Exercise details:
Repeat, without any change, the entries presented below.

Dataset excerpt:
**********

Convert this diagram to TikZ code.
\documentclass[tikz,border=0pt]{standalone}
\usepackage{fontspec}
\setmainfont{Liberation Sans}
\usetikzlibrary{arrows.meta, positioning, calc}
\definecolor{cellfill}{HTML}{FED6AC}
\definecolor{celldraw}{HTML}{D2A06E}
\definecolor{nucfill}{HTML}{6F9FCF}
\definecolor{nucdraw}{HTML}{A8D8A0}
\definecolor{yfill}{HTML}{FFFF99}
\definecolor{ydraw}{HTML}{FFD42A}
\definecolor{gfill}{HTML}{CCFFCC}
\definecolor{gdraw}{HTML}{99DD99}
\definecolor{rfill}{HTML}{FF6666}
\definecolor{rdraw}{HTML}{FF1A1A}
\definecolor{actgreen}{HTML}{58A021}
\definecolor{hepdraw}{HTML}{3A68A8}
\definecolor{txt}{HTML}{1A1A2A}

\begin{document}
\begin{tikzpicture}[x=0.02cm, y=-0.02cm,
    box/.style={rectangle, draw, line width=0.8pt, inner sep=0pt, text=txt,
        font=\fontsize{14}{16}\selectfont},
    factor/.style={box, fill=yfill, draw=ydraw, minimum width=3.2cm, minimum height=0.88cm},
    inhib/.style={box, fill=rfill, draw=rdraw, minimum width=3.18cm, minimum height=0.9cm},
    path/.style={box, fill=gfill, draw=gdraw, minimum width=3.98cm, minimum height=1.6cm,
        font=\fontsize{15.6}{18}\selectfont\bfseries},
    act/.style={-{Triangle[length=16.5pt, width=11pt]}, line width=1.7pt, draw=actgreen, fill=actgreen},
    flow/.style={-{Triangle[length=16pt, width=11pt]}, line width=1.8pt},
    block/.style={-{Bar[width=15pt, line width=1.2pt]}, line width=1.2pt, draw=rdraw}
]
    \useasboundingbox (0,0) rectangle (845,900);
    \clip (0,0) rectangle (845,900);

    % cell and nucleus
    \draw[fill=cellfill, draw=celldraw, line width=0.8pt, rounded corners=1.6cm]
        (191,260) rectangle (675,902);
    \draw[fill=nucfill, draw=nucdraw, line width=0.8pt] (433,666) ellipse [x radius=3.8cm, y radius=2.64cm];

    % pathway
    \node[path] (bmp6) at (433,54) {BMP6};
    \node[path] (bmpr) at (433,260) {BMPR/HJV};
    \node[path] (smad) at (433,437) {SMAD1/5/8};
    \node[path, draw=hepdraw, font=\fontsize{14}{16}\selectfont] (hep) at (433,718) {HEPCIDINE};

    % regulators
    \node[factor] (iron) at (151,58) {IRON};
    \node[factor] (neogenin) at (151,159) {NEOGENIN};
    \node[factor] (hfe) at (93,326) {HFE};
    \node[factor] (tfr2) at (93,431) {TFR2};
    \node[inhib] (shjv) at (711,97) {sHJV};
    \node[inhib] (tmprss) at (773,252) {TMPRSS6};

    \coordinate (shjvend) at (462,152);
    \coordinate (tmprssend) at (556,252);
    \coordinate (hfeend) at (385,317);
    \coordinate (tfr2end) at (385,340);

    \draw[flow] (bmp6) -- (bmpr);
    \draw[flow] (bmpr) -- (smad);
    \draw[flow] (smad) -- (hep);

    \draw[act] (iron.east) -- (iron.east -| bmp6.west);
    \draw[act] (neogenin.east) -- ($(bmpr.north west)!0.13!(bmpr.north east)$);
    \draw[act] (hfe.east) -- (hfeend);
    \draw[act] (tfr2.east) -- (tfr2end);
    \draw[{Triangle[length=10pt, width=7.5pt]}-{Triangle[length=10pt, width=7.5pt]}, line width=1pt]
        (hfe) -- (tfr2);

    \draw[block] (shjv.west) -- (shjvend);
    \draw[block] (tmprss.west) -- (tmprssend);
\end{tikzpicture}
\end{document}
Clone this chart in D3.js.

**********

Task response:
Convert this diagram to TikZ code.
\documentclass[tikz,border=0pt]{standalone}
\usepackage{fontspec}
\setmainfont{Liberation Sans}
\usetikzlibrary{arrows.meta, positioning, calc}
\definecolor{cellfill}{HTML}{FED6AC}
\definecolor{celldraw}{HTML}{D2A06E}
\definecolor{nucfill}{HTML}{6F9FCF}
\definecolor{nucdraw}{HTML}{A8D8A0}
\definecolor{yfill}{HTML}{FFFF99}
\definecolor{ydraw}{HTML}{FFD42A}
\definecolor{gfill}{HTML}{CCFFCC}
\definecolor{gdraw}{HTML}{99DD99}
\definecolor{rfill}{HTML}{FF6666}
\definecolor{rdraw}{HTML}{FF1A1A}
\definecolor{actgreen}{HTML}{58A021}
\definecolor{hepdraw}{HTML}{3A68A8}
\definecolor{txt}{HTML}{1A1A2A}

\begin{document}
\begin{tikzpicture}[x=0.02cm, y=-0.02cm,
    box/.style={rectangle, draw, line width=0.8pt, inner sep=0pt, text=txt,
        font=\fontsize{14}{16}\selectfont},
    factor/.style={box, fill=yfill, draw=ydraw, minimum width=3.2cm, minimum height=0.88cm},
    inhib/.style={box, fill=rfill, draw=rdraw, minimum width=3.18cm, minimum height=0.9cm},
    path/.style={box, fill=gfill, draw=gdraw, minimum width=3.98cm, minimum height=1.6cm,
        font=\fontsize{15.6}{18}\selectfont\bfseries},
    act/.style={-{Triangle[length=16.5pt, width=11pt]}, line width=1.7pt, draw=actgreen, fill=actgreen},
    flow/.style={-{Triangle[length=16pt, width=11pt]}, line width=1.8pt},
    block/.style={-{Bar[width=15pt, line width=1.2pt]}, line width=1.2pt, draw=rdraw}
]
    \useasboundingbox (0,0) rectangle (845,900);
    \clip (0,0) rectangle (845,900);

    % cell and nucleus
    \draw[fill=cellfill, draw=celldraw, line width=0.8pt, rounded corners=1.6cm]
        (191,260) rectangle (675,902);
    \draw[fill=nucfill, draw=nucdraw, line width=0.8pt] (433,666) ellipse [x radius=3.8cm, y radius=2.64cm];

    % pathway
    \node[path] (bmp6) at (433,54) {BMP6};
    \node[path] (bmpr) at (433,260) {BMPR/HJV};
    \node[path] (smad) at (433,437) {SMAD1/5/8};
    \node[path, draw=hepdraw, font=\fontsize{14}{16}\selectfont] (hep) at (433,718) {HEPCIDINE};

    % regulators
    \node[factor] (iron) at (151,58) {IRON};
    \node[factor] (neogenin) at (151,159) {NEOGENIN};
    \node[factor] (hfe) at (93,326) {HFE};
    \node[factor] (tfr2) at (93,431) {TFR2};
    \node[inhib] (shjv) at (711,97) {sHJV};
    \node[inhib] (tmprss) at (773,252) {TMPRSS6};

    \coordinate (shjvend) at (462,152);
    \coordinate (tmprssend) at (556,252);
    \coordinate (hfeend) at (385,317);
    \coordinate (tfr2end) at (385,340);

    \draw[flow] (bmp6) -- (bmpr);
    \draw[flow] (bmpr) -- (smad);
    \draw[flow] (smad) -- (hep);

    \draw[act] (iron.east) -- (iron.east -| bmp6.west);
    \draw[act] (neogenin.east) -- ($(bmpr.north west)!0.13!(bmpr.north east)$);
    \draw[act] (hfe.east) -- (hfeend);
    \draw[act] (tfr2.east) -- (tfr2end);
    \draw[{Triangle[length=10pt, width=7.5pt]}-{Triangle[length=10pt, width=7.5pt]}, line width=1pt]
        (hfe) -- (tfr2);

    \draw[block] (shjv.west) -- (shjvend);
    \draw[block] (tmprss.west) -- (tmprssend);
\end{tikzpicture}
\end{document}
Clone this chart in D3.js.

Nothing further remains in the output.